I got to know Baruch. I learned that this modest man was a hero of epic proportions. He was born in 1944 in Ethiopia, but he was a member of a small group of youths that were brought to Israel in 1955 by then President Ben-Zvi. When these youths grew up, they were sent back to Ethiopia – often against their will – to become community leaders. After the revolution that deposed Selassie, the Marxist military regime arrested these “Israeli Ethiopians”, often tortured and killed them in jail. Baruch escaped Ethiopia into Sudan. He literally marched across a desert. He stowed away on a ship. He made it to Europe and presented himself to Israeli officials there.

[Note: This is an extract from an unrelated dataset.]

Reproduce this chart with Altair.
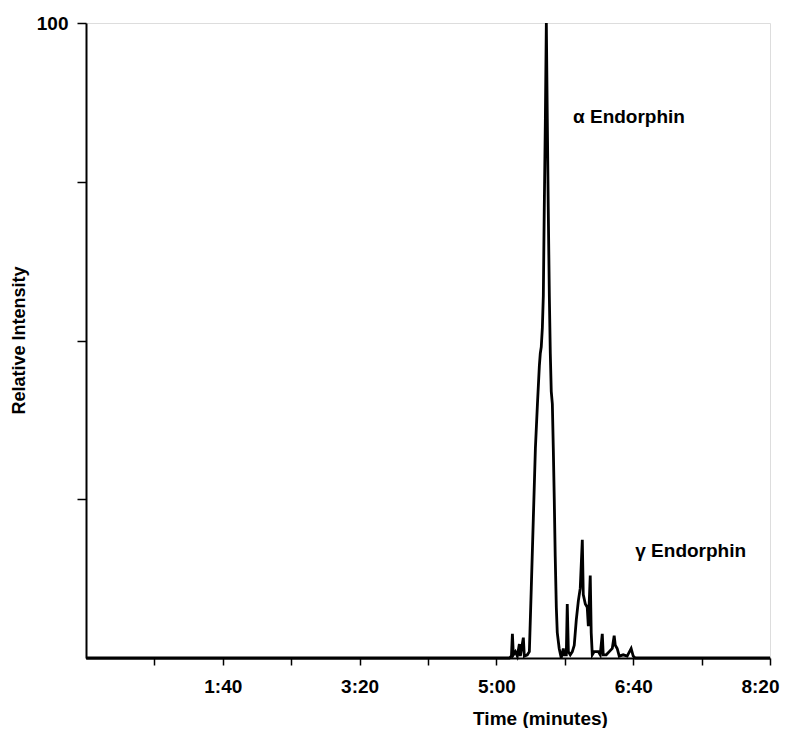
import altair as alt
import pandas as pd

# Chromatogram trace: time (s) and relative intensity (%)
time_s = [0, 100, 200, 300, 309.5, 311.0, 311.7, 312.4, 313.9, 315.3, 316.8, 317.5, 319.7, 320.4,
          322.6, 324.1, 325.5, 327.0, 328.5, 330.0, 331.4, 332.1, 332.8, 333.6, 334.3, 335.0,
          335.8, 336.5, 337.2, 337.9, 338.7, 339.4, 340.1, 340.9, 341.6, 342.3, 343.0, 343.8,
          344.5, 345.9, 347.4, 348.9, 349.6, 351.1, 351.8, 352.6, 354.0, 355.5, 356.9, 358.4,
          359.9, 361.3, 362.8, 363.5, 365.0, 366.4, 367.2, 368.6, 369.3, 370.1, 371.5, 373.0,
          374.5, 375.9, 377.4, 378.1, 380.3, 382.5, 384.7, 386.1, 386.9, 388.3, 389.8, 392.7,
          395.6, 398.5, 400.0, 401.5, 450, 500]
intensity = [0, 0, 0, 0, 0, 0.3, 3.8, 0.5, 1.0, 0.3, 2.2, 0.3, 3.2, 0.3,
             0.5, 1.0, 11, 22, 33, 40, 46, 48, 49, 52, 57, 71,
             85, 100, 85, 71, 57, 48, 42, 40, 33, 25, 16, 8,
             4, 1.5, 0, 1.5, 0.5, 0.5, 8.5, 1.0, 0.5, 1.0, 2.0, 6.0,
             9.0, 11, 18.6, 10, 8.5, 8.0, 5.0, 13, 4.0, 0.5, 1.0, 1.0,
             1.0, 0.5, 3.8, 0.5, 0.5, 1.0, 1.5, 3.5, 2.0, 1.5, 0.3, 0.5,
             0.3, 1.5, 0.3, 0, 0, 0]

x_tick_values = [50, 100, 150, 200, 250, 300, 350, 400, 450, 500]
x_tick_labels = {100: "1:40", 200: "3:20", 300: "5:00", 400: "6:40", 500: "8:20"}
y_tick_values = [25, 50, 75, 100]
y_tick_labels = {100: "100"}

ann_text = ["\u03b1 Endorphin", "\u03b3 Endorphin"]
ann_time = [356, 401.5]
ann_int = [84.3, 15.9]

FONT = "Liberation Sans"


def label_expr(mapping):
    expr = "''"
    for k, v in mapping.items():
        expr = f"datum.value == {k} ? '{v}' : ({expr})"
    return expr


trace = pd.DataFrame({"t": time_s, "i": intensity})
ann = pd.DataFrame({"text": ann_text, "t": ann_time, "i": ann_int})

x_scale = alt.Scale(domain=[0, 500], nice=False, zero=False)
y_scale = alt.Scale(domain=[0, 100], nice=False)

line = alt.Chart(trace).mark_line(color="black", strokeWidth=2.8, strokeJoin="miter").encode(
    x=alt.X("t:Q", scale=x_scale, axis=alt.Axis(
        values=x_tick_values, labelExpr=label_expr(x_tick_labels), title="Time (minutes)",
        grid=False, domainColor="black", domainWidth=2, tickColor="black", tickWidth=1.5,
        tickSize=7, labelPadding=12, labelFont=FONT, labelFontSize=19, labelFontWeight="bold",
        labelColor="black", labelFlush=True, labelFlushOffset=9, labelOverlap=False,
        titleFont=FONT, titleFontSize=19, titleFontWeight="bold", titleColor="black",
        titleX=454, titleY=66, titleBaseline="alphabetic", titleAlign="center")),
    y=alt.Y("i:Q", scale=y_scale, axis=alt.Axis(
        values=y_tick_values, labelExpr=label_expr(y_tick_labels), title="Relative Intensity",
        grid=False, domainColor="black", domainWidth=2, tickColor="black", tickWidth=1.5,
        tickSize=9, labelPadding=9, labelFont=FONT, labelFontSize=19, labelFontWeight="bold",
        labelColor="black", labelFlush=False, labelOverlap=False, labelBaseline="middle",
        titleFont=FONT, titleFontSize=18, titleFontWeight="bold", titleColor="black",
        titleX=-67, titleY=317, titleAngle=-90, titleBaseline="middle", titleAlign="center")),
)

text = alt.Chart(ann).mark_text(align="left", baseline="alphabetic", font=FONT, fontSize=19,
                                fontWeight="bold", color="black").encode(
    x=alt.X("t:Q", scale=x_scale), y=alt.Y("i:Q", scale=y_scale), text="text:N")

chart = alt.layer(line, text).properties(
    width=684, height=635,
    autosize=alt.AutoSizeParams(type="none"),
    padding={"left": 78, "top": 15, "right": 11, "bottom": 70},
).configure_view(stroke=None).configure(background="white")

chart.save("out.html", embed_options={"renderer": "svg", "actions": False})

Upon his return to Israel, he tried to convince government after government to act. When nothing helped, he went to America, raised money from individuals associated with the American and Canadian Associations for Ethiopian Jews, and led a rescue group in the Sudan. Only when he proved that smuggling worked, did Israel’s secret service kick into action. For the next decade, he worked tirelessly to help his people. Because of him, I was able to make my first documentary in 1981, “Falasha: Exile of the Black Jews”. Because of his rescue, relief and advocacy efforts – because of the people that he was able to inspire into action – mountains were moved. Finally, governments kicked into action. Beginning in late 1984, Israel conducted three dramatic airlifts that brought tens of thousands of Ethiopian Jews to their ancient homeland. In a few weeks, on August 28, the last of the “Falash Mura” – a group of Christianized Ethiopian Jews who have returned to Judaism – will be arriving at Ben Gurion airport outside Tel Aviv. They will be met there by the Prime Minister of Israel. A circle will be closed.

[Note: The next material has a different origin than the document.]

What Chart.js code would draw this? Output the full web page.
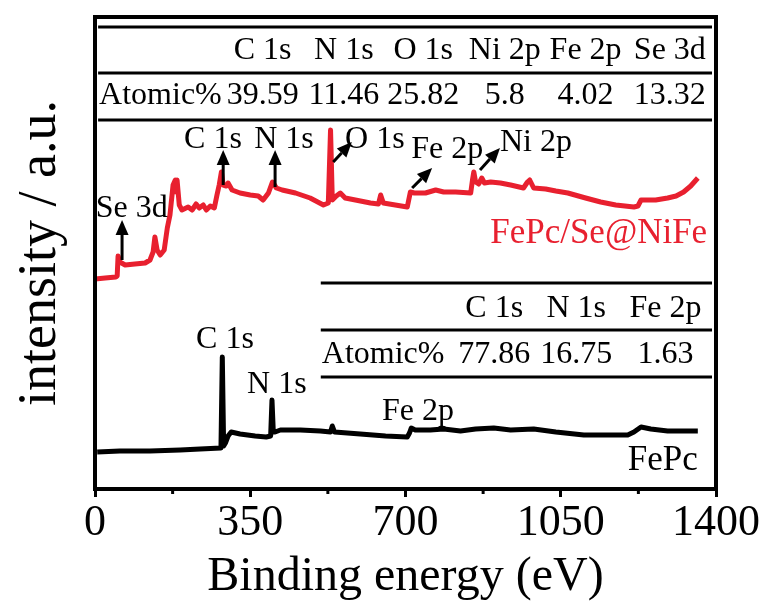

Baruch always dreamt that one day there would be a cultural center in Rechovot, where many Ethiopians live, celebrating the rich heritage that the Ethiopians brought with them. His vision hasn’t quite materialized but today there is a plot of land that has been put aside by the municipality for the center and there is a simple building where the community can have meetings and celebrate weddings. Outside, there is a memorial dedicated to Baruch.

Which brings me back to the beginning of this story. With my wife and kids, I was able to dance at Yaffa Tegegne’s wedding in a center named for her dad – my friend – and we were surrounded by hundreds of proud and free Afro-Israelis of Ethiopian descent (soon Yaffa and Benjamin Ahdoot are going to re-tie the knot for their “official” wedding in Montreal, where I first met Baruch).

When I met Baruch in 1979 there were 400 Ethiopian Jews living in Israel. Today, there are over 120,000. They are artists, soldiers, members of knesset (parliament), ambassadors (to Ethiopia), doctors, nurses and even beauty queens. Miss Israel – as President Obama learned during his visit to Jerusalem – is Ethiopian.

The Prophet Isaiah prophesied that the Jews would return to Zion from the four corners of the earth. He explicitly mentions the Biblical “Cush”, modern day Ethiopia (Isaiah 11:11-12). Miracles are happening everywhere. We just have to open our eyes to see them.